● What the task asks: Everything from the line containing "Emit a LaTeX" to the line containing "(295,8) rectangle (797,333);", both lines included, must be copied exactly; nothing else should be.

** begin Dataset excerpts **

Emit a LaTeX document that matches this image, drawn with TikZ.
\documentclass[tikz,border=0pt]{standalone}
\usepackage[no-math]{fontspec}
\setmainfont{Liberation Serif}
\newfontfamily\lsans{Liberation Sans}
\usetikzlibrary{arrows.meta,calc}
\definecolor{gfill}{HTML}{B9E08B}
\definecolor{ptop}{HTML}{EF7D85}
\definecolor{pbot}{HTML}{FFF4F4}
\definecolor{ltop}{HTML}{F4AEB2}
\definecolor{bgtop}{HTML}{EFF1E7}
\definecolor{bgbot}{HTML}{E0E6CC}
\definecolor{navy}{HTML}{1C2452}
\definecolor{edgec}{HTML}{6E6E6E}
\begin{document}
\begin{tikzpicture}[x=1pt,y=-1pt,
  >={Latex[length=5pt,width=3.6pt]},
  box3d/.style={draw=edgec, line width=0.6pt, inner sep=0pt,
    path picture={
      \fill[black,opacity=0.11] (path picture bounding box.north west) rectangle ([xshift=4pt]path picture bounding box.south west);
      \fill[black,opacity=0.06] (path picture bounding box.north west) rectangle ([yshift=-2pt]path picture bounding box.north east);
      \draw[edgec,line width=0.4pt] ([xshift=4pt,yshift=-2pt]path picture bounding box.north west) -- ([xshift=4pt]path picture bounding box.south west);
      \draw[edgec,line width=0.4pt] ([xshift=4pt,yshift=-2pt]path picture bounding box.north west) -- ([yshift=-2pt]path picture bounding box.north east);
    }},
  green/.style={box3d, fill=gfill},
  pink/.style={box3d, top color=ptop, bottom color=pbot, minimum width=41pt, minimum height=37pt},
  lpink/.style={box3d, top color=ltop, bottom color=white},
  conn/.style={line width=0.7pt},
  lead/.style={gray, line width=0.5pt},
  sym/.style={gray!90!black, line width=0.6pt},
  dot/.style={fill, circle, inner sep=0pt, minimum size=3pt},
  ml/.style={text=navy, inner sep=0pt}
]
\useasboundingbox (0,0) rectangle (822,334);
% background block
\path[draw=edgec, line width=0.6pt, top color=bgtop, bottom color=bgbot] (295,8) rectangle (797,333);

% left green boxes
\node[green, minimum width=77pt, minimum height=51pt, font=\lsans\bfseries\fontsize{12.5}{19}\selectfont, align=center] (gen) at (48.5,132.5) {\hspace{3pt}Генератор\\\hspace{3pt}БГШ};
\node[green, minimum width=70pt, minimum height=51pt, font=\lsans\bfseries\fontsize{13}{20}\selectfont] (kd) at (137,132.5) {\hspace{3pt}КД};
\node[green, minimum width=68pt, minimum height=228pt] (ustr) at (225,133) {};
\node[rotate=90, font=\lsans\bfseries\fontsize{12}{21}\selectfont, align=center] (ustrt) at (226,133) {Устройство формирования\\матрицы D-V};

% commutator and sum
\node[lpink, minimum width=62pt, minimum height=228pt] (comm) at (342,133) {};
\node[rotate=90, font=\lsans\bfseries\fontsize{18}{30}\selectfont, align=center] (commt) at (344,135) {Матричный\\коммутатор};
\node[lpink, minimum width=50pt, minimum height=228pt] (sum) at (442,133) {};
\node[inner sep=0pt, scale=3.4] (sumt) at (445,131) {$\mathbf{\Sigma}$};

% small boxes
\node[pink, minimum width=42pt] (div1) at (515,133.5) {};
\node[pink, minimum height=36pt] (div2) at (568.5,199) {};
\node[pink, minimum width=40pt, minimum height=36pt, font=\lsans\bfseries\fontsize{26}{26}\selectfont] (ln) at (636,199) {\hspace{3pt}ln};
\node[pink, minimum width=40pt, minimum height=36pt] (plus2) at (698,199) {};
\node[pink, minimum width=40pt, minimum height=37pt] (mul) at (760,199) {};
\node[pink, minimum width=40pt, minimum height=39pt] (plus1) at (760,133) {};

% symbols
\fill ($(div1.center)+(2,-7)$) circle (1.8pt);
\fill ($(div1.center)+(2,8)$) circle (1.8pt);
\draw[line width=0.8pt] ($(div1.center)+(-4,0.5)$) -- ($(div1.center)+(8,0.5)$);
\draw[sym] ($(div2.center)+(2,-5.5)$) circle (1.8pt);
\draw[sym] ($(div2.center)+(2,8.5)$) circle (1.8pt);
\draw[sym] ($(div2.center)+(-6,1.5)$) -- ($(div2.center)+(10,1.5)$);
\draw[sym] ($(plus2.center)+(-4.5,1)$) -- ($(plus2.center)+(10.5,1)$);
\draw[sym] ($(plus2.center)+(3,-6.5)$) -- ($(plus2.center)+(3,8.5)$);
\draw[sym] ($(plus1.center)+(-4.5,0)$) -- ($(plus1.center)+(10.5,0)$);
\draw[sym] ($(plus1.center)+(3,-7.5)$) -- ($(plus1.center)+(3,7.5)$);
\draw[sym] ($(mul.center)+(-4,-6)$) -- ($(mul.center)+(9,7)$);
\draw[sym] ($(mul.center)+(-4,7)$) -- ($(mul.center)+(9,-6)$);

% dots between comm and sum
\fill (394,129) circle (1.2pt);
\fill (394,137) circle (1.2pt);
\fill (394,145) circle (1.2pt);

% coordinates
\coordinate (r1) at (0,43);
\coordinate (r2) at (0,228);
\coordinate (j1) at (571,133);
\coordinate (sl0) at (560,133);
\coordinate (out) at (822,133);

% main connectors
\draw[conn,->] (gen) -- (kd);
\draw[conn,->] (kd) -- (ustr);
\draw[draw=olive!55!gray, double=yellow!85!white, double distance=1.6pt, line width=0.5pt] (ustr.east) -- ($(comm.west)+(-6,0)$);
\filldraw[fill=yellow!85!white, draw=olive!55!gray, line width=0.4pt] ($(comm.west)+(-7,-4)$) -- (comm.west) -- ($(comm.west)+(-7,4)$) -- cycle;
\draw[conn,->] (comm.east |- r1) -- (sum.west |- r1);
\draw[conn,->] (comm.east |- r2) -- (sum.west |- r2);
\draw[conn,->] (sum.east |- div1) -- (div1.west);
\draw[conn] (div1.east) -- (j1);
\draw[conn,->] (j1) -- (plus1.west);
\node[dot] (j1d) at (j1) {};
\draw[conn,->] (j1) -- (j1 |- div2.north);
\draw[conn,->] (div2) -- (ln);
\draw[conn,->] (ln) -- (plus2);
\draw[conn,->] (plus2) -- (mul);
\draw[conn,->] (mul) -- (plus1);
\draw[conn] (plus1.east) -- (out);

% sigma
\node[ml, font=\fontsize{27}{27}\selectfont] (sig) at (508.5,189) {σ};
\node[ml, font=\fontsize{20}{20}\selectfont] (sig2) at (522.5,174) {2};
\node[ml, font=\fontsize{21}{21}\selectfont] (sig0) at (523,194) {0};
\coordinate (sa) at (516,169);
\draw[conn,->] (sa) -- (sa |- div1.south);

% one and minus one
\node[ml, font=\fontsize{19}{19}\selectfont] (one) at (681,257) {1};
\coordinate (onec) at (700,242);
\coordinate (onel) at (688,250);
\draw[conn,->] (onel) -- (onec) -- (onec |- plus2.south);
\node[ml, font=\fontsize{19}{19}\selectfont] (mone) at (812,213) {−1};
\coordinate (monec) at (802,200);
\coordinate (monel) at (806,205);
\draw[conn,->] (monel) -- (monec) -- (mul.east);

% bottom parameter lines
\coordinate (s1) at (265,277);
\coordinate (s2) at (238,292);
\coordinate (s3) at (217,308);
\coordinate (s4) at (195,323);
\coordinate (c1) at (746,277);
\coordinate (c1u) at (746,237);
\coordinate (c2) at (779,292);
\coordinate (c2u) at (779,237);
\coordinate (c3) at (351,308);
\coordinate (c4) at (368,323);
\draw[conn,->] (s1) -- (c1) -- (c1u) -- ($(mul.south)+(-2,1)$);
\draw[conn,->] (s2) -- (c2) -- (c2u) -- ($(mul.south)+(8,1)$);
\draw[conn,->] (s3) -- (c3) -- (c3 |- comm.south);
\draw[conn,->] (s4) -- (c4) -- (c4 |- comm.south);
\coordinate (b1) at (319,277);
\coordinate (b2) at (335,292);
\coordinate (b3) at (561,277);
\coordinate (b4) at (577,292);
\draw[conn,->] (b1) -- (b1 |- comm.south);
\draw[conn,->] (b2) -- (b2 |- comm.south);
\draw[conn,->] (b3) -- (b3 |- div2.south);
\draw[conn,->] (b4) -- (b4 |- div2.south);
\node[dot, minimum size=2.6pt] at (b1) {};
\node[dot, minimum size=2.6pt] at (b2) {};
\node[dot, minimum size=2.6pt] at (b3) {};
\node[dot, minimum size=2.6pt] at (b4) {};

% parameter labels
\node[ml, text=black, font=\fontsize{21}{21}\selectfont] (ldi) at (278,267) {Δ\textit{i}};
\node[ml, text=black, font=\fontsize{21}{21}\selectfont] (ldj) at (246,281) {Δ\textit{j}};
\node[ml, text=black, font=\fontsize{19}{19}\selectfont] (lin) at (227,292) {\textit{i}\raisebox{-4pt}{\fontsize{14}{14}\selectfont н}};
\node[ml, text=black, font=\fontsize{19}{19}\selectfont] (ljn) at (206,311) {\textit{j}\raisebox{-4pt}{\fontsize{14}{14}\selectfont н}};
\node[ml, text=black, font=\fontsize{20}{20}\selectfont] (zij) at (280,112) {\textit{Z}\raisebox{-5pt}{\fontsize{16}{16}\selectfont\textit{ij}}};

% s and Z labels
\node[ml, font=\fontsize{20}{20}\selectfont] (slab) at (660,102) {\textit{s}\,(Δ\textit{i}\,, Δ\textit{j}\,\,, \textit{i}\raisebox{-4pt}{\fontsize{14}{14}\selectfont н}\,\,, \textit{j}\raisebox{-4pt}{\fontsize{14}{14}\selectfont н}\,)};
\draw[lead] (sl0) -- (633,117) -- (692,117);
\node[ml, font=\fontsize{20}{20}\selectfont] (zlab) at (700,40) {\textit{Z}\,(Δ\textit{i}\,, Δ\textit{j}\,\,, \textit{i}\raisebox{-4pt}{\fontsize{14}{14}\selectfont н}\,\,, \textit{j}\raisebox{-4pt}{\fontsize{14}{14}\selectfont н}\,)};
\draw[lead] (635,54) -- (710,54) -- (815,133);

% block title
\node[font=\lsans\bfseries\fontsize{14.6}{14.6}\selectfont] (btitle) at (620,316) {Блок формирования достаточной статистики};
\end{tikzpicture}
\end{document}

** end Dataset excerpts **
** begin Dataset excerpts **

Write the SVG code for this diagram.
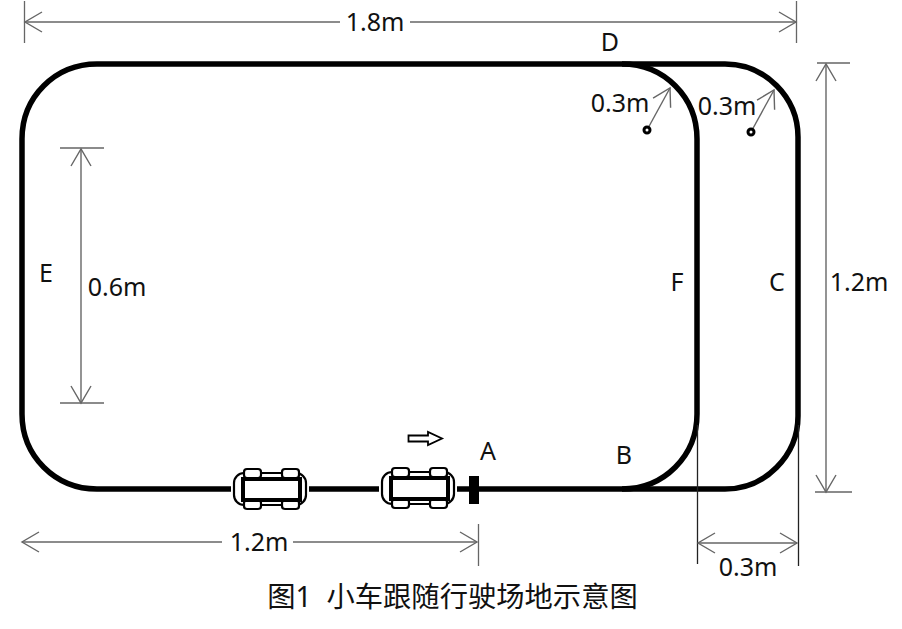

** end Dataset excerpts **

● Expected output:
Emit a LaTeX document that matches this image, drawn with TikZ.
\documentclass[tikz,border=0pt]{standalone}
\usepackage[no-math]{fontspec}
\setmainfont{Liberation Serif}
\newfontfamily\lsans{Liberation Sans}
\usetikzlibrary{arrows.meta,calc}
\definecolor{gfill}{HTML}{B9E08B}
\definecolor{ptop}{HTML}{EF7D85}
\definecolor{pbot}{HTML}{FFF4F4}
\definecolor{ltop}{HTML}{F4AEB2}
\definecolor{bgtop}{HTML}{EFF1E7}
\definecolor{bgbot}{HTML}{E0E6CC}
\definecolor{navy}{HTML}{1C2452}
\definecolor{edgec}{HTML}{6E6E6E}
\begin{document}
\begin{tikzpicture}[x=1pt,y=-1pt,
  >={Latex[length=5pt,width=3.6pt]},
  box3d/.style={draw=edgec, line width=0.6pt, inner sep=0pt,
    path picture={
      \fill[black,opacity=0.11] (path picture bounding box.north west) rectangle ([xshift=4pt]path picture bounding box.south west);
      \fill[black,opacity=0.06] (path picture bounding box.north west) rectangle ([yshift=-2pt]path picture bounding box.north east);
      \draw[edgec,line width=0.4pt] ([xshift=4pt,yshift=-2pt]path picture bounding box.north west) -- ([xshift=4pt]path picture bounding box.south west);
      \draw[edgec,line width=0.4pt] ([xshift=4pt,yshift=-2pt]path picture bounding box.north west) -- ([yshift=-2pt]path picture bounding box.north east);
    }},
  green/.style={box3d, fill=gfill},
  pink/.style={box3d, top color=ptop, bottom color=pbot, minimum width=41pt, minimum height=37pt},
  lpink/.style={box3d, top color=ltop, bottom color=white},
  conn/.style={line width=0.7pt},
  lead/.style={gray, line width=0.5pt},
  sym/.style={gray!90!black, line width=0.6pt},
  dot/.style={fill, circle, inner sep=0pt, minimum size=3pt},
  ml/.style={text=navy, inner sep=0pt}
]
\useasboundingbox (0,0) rectangle (822,334);
% background block
\path[draw=edgec, line width=0.6pt, top color=bgtop, bottom color=bgbot] (295,8) rectangle (797,333);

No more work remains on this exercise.